Work out how many lines hold the string "matplotlib". Give that number and nothing more.
---------------
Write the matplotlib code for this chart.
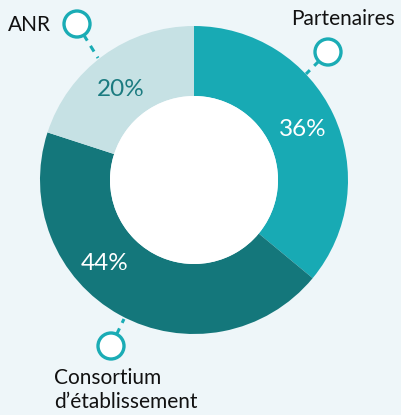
import matplotlib.pyplot as plt

plt.rcParams['font.family'] = ['Lato', 'DejaVu Sans']

# Data
labels = ['Partenaires', 'Consortium\nd’établissement', 'ANR']
shares = [36, 44, 20]
colors = ['#18aab4', '#14777b', '#c6e1e4']
pct_colors = ['white', 'white', '#1b7b80']

bg = '#eef6f9'
accent = '#1aacb5'

fig = plt.figure(figsize=(4.02, 4.15), dpi=100, facecolor=bg)
ax = fig.add_axes([0, 0, 1, 1])
ax.set_facecolor(bg)

H = 415
cx, cy = 194, H - 180
r_out, r_in = 154, 84

wedges, _ = ax.pie(shares, colors=colors, startangle=90, counterclock=False,
                   radius=r_out, center=(cx, cy),
                   wedgeprops=dict(width=r_out - r_in, linewidth=0))
ax.add_patch(plt.Circle((cx, cy), r_in, facecolor='white', lw=0))
ax.set_xlim(0, 402)
ax.set_ylim(0, 415)
ax.set_aspect('equal')
ax.axis('off')

# percentage labels
pct_pos = [(303, 129), (105, 263), (121, 89)]
for s, (px, py), c in zip(shares, pct_pos, pct_colors):
    ax.text(px, H - py, f'{s}%', color=c, fontsize=17.5, ha='center', va='center')

# leader lines with circles
leaders = [((328, 52), (306, 74)), ((111, 346), (124, 319)), ((77, 24), (98, 58))]
for (mx, my), (ex, ey) in leaders:
    ax.plot([mx, ex], [H - my, H - ey], color=accent, lw=2.2, ls=(0, (2.2, 2)),
            zorder=3, solid_capstyle='butt')
    ax.add_patch(plt.Circle((mx, H - my), 13, facecolor='white', edgecolor=accent,
                            lw=2.4, zorder=4))

# category labels
ax.text(343, H - 19, labels[0], fontsize=15, ha='center', va='center', color='#111111')
ax.text(54, H - 390, labels[1], fontsize=15, ha='left', va='center', color='#111111',
        linespacing=1.3)
ax.text(29, H - 25, labels[2], fontsize=15, ha='center', va='center', color='#111111')

fig.savefig('out.png', dpi=100, facecolor=bg)
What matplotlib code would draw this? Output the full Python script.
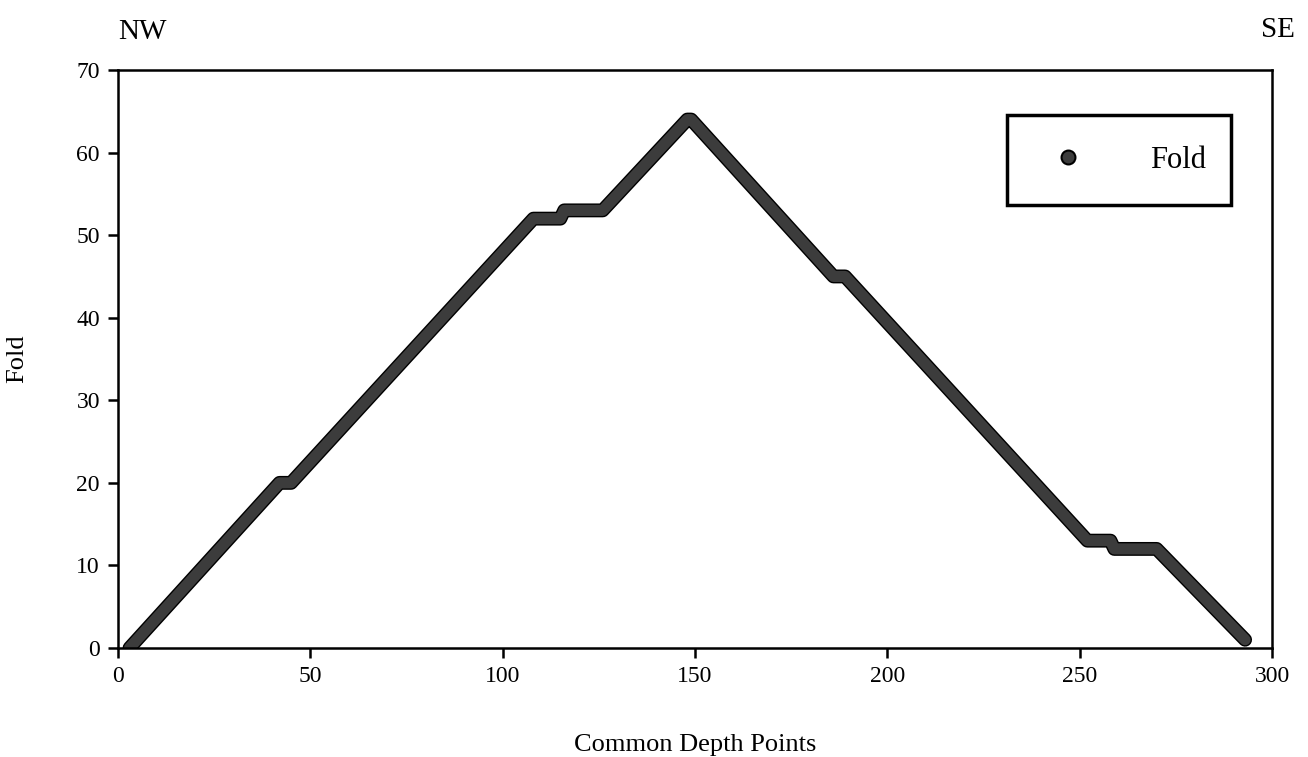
import matplotlib
matplotlib.use("Agg")
import matplotlib.pyplot as plt
import matplotlib.patheffects as pe
from matplotlib.lines import Line2D

# fold breakpoints (CDP, fold)
cdp = [3, 42, 45, 108, 115, 116, 126, 148, 149, 186, 189, 252, 258, 259, 270, 293]
fold = [0, 20, 20, 52, 52, 53, 53, 64, 64, 45, 45, 13, 13, 12, 12, 1]

x_ticks = [0, 50, 100, 150, 200, 250, 300]
y_ticks = [0, 10, 20, 30, 40, 50, 60, 70]

plt.rcParams['font.family'] = ['Liberation Serif', 'DejaVu Serif']

fig = plt.figure(figsize=(13.08, 7.57), dpi=100)
ax = fig.add_axes([0.0902, 0.144, 0.8823, 0.7635])

ax.plot(cdp, fold, color="#3c3c3c", linewidth=8, solid_capstyle="round",
        solid_joinstyle="round",
        path_effects=[pe.Stroke(linewidth=10, foreground="black"), pe.Normal()])

ax.set_xlim(0, 300)
ax.set_ylim(0, 70)
ax.set_xticks(x_ticks)
ax.set_yticks(y_ticks)
ax.tick_params(direction="out", length=7, width=1.8, labelsize=17, pad=6)
for s in ax.spines.values():
    s.set_linewidth(1.8)

ax.set_xlabel("Common Depth Points", fontsize=19, labelpad=34)
ax.set_ylabel("Fold", fontsize=19)
ax.yaxis.set_label_coords(-0.078, 0.5)

handle = Line2D([], [], linestyle="none", marker="o", markersize=10,
                markerfacecolor="#3c3c3c", markeredgecolor="black", markeredgewidth=1.5)
leg = ax.legend([handle], ["Fold"], loc="upper left",
                bbox_to_anchor=(0.770, 0.922, 0.1945, 0.0), mode="expand",
                fontsize=22, borderpad=1.0, handletextpad=1.7, handlelength=2.0,
                fancybox=False, framealpha=1, borderaxespad=0)
leg.get_frame().set_edgecolor("black")
leg.get_frame().set_linewidth(2.5)

fig.text(0.0902, 0.958, "NW", fontsize=21, ha="left", va="center")
fig.text(0.99, 0.961, "SE", fontsize=21, ha="right", va="center")

fig.savefig("out.png", dpi=100)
---------------
Expected answer »
8